Parkinson’s disease is a debilitating neurodegenerative disorder that currently has no objectively approved screening method. Doctors are only able to make a diagnosis by interviewing the patient and examining their medical history – and this leaves plenty of room for error and inaccuracies.
A team of dogs on San Juan Island in Washington, however, could identify hundreds of Parkinson’s patients simply by using their noses.
The Parkinson’s Canine Detection Project is an initiative that trains 20 different pups to sniff out the disease on peoples’ shirts. The shirts – or “samples”, as they’re called – are sent to the initiative’s training center where the dogs are allowed to sniff the samples and determine whether they belong to a patient who is at risk for Parkinson’s.
The project’s volunteers found that by exposing the samples to multiple trained dogs for a consensus, the results were accurate—at the end of 2017 alone, the hounds sniffed out results that had a 90% accuracy of diagnosis.
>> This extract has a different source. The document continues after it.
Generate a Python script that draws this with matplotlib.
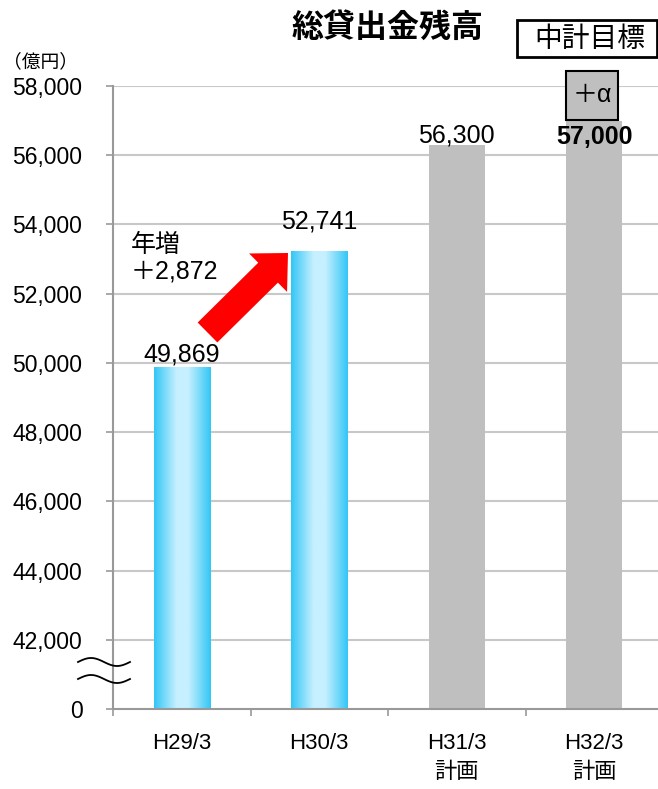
import numpy as np
import matplotlib
matplotlib.use("Agg")
import matplotlib.pyplot as plt
from matplotlib.patches import Rectangle, Polygon
from matplotlib.colors import LinearSegmentedColormap

plt.rcParams['font.family'] = ['Liberation Sans', 'Noto Sans CJK JP']

# data
categories = ["H29/3", "H30/3", "H31/3\n計画", "H32/3\n計画"]
bar_heights = [49869, 53220, 56300, 57000]   # as drawn in the picture
value_labels = ["49,869", "52,741", "56,300", "57,000"]
label_offsets_px = [13, 30, 9, -16]          # label centre above bar top
label_bold = [False, False, False, True]
bar_kind = ["blue", "blue", "gray", "gray"]
yticks = list(range(40000, 58001, 2000))
ytick_labels = ["0"] + [f"{v:,}" for v in yticks[1:]]

W, H, DPI = 658, 789, 100
fig = plt.figure(figsize=(W / DPI, H / DPI), dpi=DPI)


def px(x, y):
    """pixel (top-left origin) -> figure fraction"""
    return x / W, 1 - y / H


ax = fig.add_axes([113 / W, 80 / H, 550 / W, 623 / H])
ax.set_xlim(-0.5, 3.5)
ax.set_ylim(40000, 58000)
ax.set_axisbelow(True)

x = np.arange(len(categories))
bw = 0.41
bars = ax.bar(x, [h - 40000 for h in bar_heights], bottom=40000, width=bw,
              color=["none" if k == "blue" else "#bfbfbf" for k in bar_kind],
              edgecolor="none", zorder=2)

# gradient fill for blue bars
cmap = LinearSegmentedColormap.from_list(
    "cy", [(0, "#33c6f6"), (0.4, "#c6f0ff"), (0.6, "#c6f0ff"), (1, "#33c6f6")])
grad = np.linspace(0, 1, 256).reshape(1, -1)
for b, k in zip(bars, bar_kind):
    if k != "blue":
        continue
    x0, y0 = b.get_x(), b.get_y()
    im = ax.imshow(grad, cmap=cmap, aspect="auto", zorder=2,
                   extent=[x0, x0 + b.get_width(), y0, y0 + b.get_height()])
    im.set_clip_path(b)
ax.set_xlim(-0.5, 3.5)
ax.set_ylim(40000, 58000)

# value labels
for i, (b, lab) in enumerate(zip(bars, value_labels)):
    ax.annotate(lab, (b.get_x() + b.get_width() / 2, bar_heights[i]),
                xytext=(0, label_offsets_px[i] * 72 / DPI), textcoords="offset points",
                ha="center", va="center", fontsize=18,
                fontweight="bold" if label_bold[i] else "normal", zorder=5)

# axes styling
for s in ["top", "right"]:
    ax.spines[s].set_visible(False)
for s in ["left", "bottom"]:
    ax.spines[s].set_color("#999999")
    ax.spines[s].set_linewidth(1.5)
ax.set_yticks(yticks)
ax.set_yticklabels(ytick_labels, fontsize=16.5)
ax.tick_params(axis="y", length=5, width=1.2, color="#999999", pad=17)
ax.grid(axis="y", color="#c8c8c8", linewidth=1.5)
ax.get_ygridlines()[0].set_visible(False)

ax.set_xticks(np.arange(-0.5, 3.6, 1))
ax.set_xticklabels([])
ax.tick_params(axis="x", which="major", length=5, width=1.2, color="#999999")
ax.set_xticks(x, minor=True)
ax.set_xticklabels(categories, minor=True,
                   fontsize=16, linespacing=1.5, va="top")
ax.tick_params(axis="x", which="minor", length=0, pad=17)

# unit label
fig.text(*px(40, 62), "（億円）", ha="center", va="center", fontsize=13.5)

# title
fig.text(*px(388, 28), "総貸出金残高", ha="center", va="center",
         fontsize=23, fontweight="bold", family="Noto Sans CJK JP")

# 中計目標 box
fig.patches.append(Rectangle(px(517, 57), (657 - 517) / W, 37 / H,
                             transform=fig.transFigure, facecolor="white",
                             edgecolor="black", linewidth=2))
fig.text(*px(590, 39), "中計目標", ha="center", va="center", fontsize=20,
         family="Noto Sans CJK JP")

# +α box
fig.patches.append(Rectangle(px(566, 120), 52 / W, 49 / H,
                             transform=fig.transFigure, facecolor="#bfbfbf",
                             edgecolor="black", linewidth=1.5, zorder=3))
fig.text(*px(592, 95), "＋α", ha="center", va="center", fontsize=18, zorder=4)

# annotation 年増
fig.text(*px(131, 258), "年増\n＋2,872", ha="left", va="center", fontsize=18,
         linespacing=1.15)

# red arrow (pixel coordinates)
tail = np.array([207.5, 332.5])
tip = np.array([288.0, 253.0])
d = (tip - tail) / np.linalg.norm(tip - tail)
n = np.array([-d[1], d[0]])
hl, hw, sw = 28, 27, 14
base = tip - d * hl
pts = [tail + n * sw, base + n * sw, base + n * hw, tip,
       base - n * hw, base - n * sw, tail - n * sw]
fig.patches.append(Polygon([px(*p) for p in pts], closed=True,
                           transform=fig.transFigure, facecolor="#ff0000",
                           edgecolor="none", zorder=4))

# axis break waves
t = np.linspace(0, 1, 100)
for yc in (662, 679):
    xs = 78 + 52 * t
    ys = yc - 4 * np.sin(2 * np.pi * t)
    fig.lines.append(plt.Line2D(xs / W, 1 - ys / H, transform=fig.transFigure,
                                color="black", linewidth=1.3))

fig.savefig("out.png", dpi=DPI)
LOOK: Parkinson’s Pen For Patients Who Want to Keep Writing Christmas Cards
The project was first started in 2016 when Joy Milne, a Scottish woman whose husband passed away from Parkinson’s six years ago, found that she was able to smell the disease on her husband before he was ever officially diagnosed.
Once Milne’s story was broadcasted by news outlets around the world, Lisa Holt, the program director of Parkinson’s Alert Dogs (PADS), got the idea to train canines to develop the same kind of ability.
“All dogs have the ability, but successful dogs usually display high drive for the work,” Holt told Good News Network. “There is one other program for training dogs to detect Parkinson’s Disease in the U.K. We are the only program in the United States.”
RELATED: Woman Can Smell Parkinson’s Disease, May Lead To Breakthrough For Detection
In a scientific study of Milne’s astonishing abilities, researchers found that she was best able to smell the disease’s “oily” odor around the neck and back regions of a tee shirt. She was also better at detecting the scent when the patient had been wearing a shirt made out of 100% cotton.
By replicating the methods used by Milne, Holt found that the PADs experienced similar results.
Being able to diagnose Parkinson’s disease in its early stages has a multitude of benefits. According to Holt, “a growing body of evidence from medical literature describes numerous advantages that may be associated with early therapeutic intervention”, such as reduced symptoms, delay of medication side effects, slowed disease progression, and decreased chance of developing a tolerance for the treatment.
While Holt and the PADS team continues to hone the accuracy and technique of the pups, they hope that the project’s development will result in an innovative new way of screening Parkinson’s patients – and eventually saving lives.